Restate the data exactly as given and keep the pictures out.

### Source excerpt
-------

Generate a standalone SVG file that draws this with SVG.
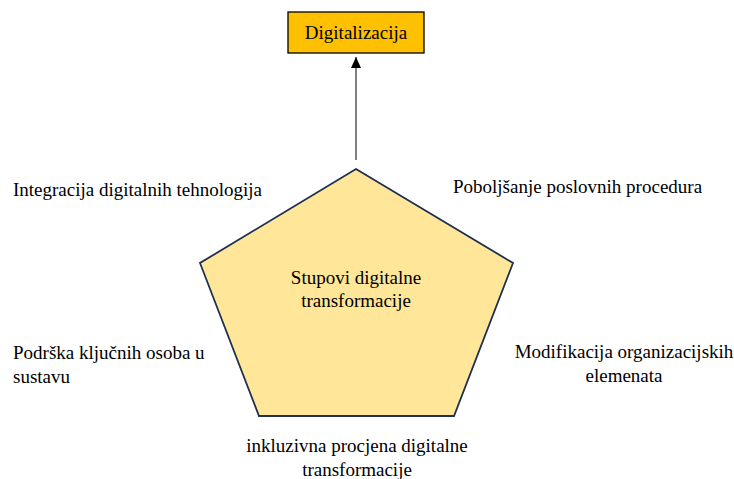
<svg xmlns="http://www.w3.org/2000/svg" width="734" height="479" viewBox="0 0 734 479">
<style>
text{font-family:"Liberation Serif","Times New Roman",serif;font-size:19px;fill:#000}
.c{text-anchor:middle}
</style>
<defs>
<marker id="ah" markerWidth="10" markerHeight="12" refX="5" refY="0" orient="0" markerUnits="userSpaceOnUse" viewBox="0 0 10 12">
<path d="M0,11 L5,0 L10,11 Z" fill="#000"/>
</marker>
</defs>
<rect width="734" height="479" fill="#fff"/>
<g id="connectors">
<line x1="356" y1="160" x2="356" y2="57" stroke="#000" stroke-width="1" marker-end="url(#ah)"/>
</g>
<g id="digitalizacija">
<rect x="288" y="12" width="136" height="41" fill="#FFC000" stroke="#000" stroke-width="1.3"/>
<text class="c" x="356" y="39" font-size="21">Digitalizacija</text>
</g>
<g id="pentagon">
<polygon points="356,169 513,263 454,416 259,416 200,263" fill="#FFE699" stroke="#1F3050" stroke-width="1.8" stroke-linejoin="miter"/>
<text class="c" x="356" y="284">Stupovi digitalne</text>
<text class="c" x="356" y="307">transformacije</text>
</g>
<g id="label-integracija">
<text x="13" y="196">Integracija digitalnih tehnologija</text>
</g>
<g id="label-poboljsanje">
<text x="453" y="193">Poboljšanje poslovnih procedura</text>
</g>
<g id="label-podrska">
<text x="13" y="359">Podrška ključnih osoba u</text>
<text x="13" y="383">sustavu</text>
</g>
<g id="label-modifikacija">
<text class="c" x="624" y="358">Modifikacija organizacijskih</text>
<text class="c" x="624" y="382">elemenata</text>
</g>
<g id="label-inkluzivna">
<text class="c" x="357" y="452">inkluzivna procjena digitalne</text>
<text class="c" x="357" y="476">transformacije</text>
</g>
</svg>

-------

### Right answer
Generate a standalone SVG file that draws this with SVG.
<svg xmlns="http://www.w3.org/2000/svg" width="734" height="479" viewBox="0 0 734 479">
<style>
text{font-family:"Liberation Serif","Times New Roman",serif;font-size:19px;fill:#000}
.c{text-anchor:middle}
</style>
<defs>
<marker id="ah" markerWidth="10" markerHeight="12" refX="5" refY="0" orient="0" markerUnits="userSpaceOnUse" viewBox="0 0 10 12">
<path d="M0,11 L5,0 L10,11 Z" fill="#000"/>
</marker>
</defs>
<rect width="734" height="479" fill="#fff"/>
<g id="connectors">
<line x1="356" y1="160" x2="356" y2="57" stroke="#000" stroke-width="1" marker-end="url(#ah)"/>
</g>
<g id="digitalizacija">
<rect x="288" y="12" width="136" height="41" fill="#FFC000" stroke="#000" stroke-width="1.3"/>
<text class="c" x="356" y="39" font-size="21">Digitalizacija</text>
</g>
<g id="pentagon">
<polygon points="356,169 513,263 454,416 259,416 200,263" fill="#FFE699" stroke="#1F3050" stroke-width="1.8" stroke-linejoin="miter"/>
<text class="c" x="356" y="284">Stupovi digitalne</text>
<text class="c" x="356" y="307">transformacije</text>
</g>
<g id="label-integracija">
<text x="13" y="196">Integracija digitalnih tehnologija</text>
</g>
<g id="label-poboljsanje">
<text x="453" y="193">Poboljšanje poslovnih procedura</text>
</g>
<g id="label-podrska">
<text x="13" y="359">Podrška ključnih osoba u</text>
<text x="13" y="383">sustavu</text>
</g>
<g id="label-modifikacija">
<text class="c" x="624" y="358">Modifikacija organizacijskih</text>
<text class="c" x="624" y="382">elemenata</text>
</g>
<g id="label-inkluzivna">
<text class="c" x="357" y="452">inkluzivna procjena digitalne</text>
<text class="c" x="357" y="476">transformacije</text>
</g>
</svg>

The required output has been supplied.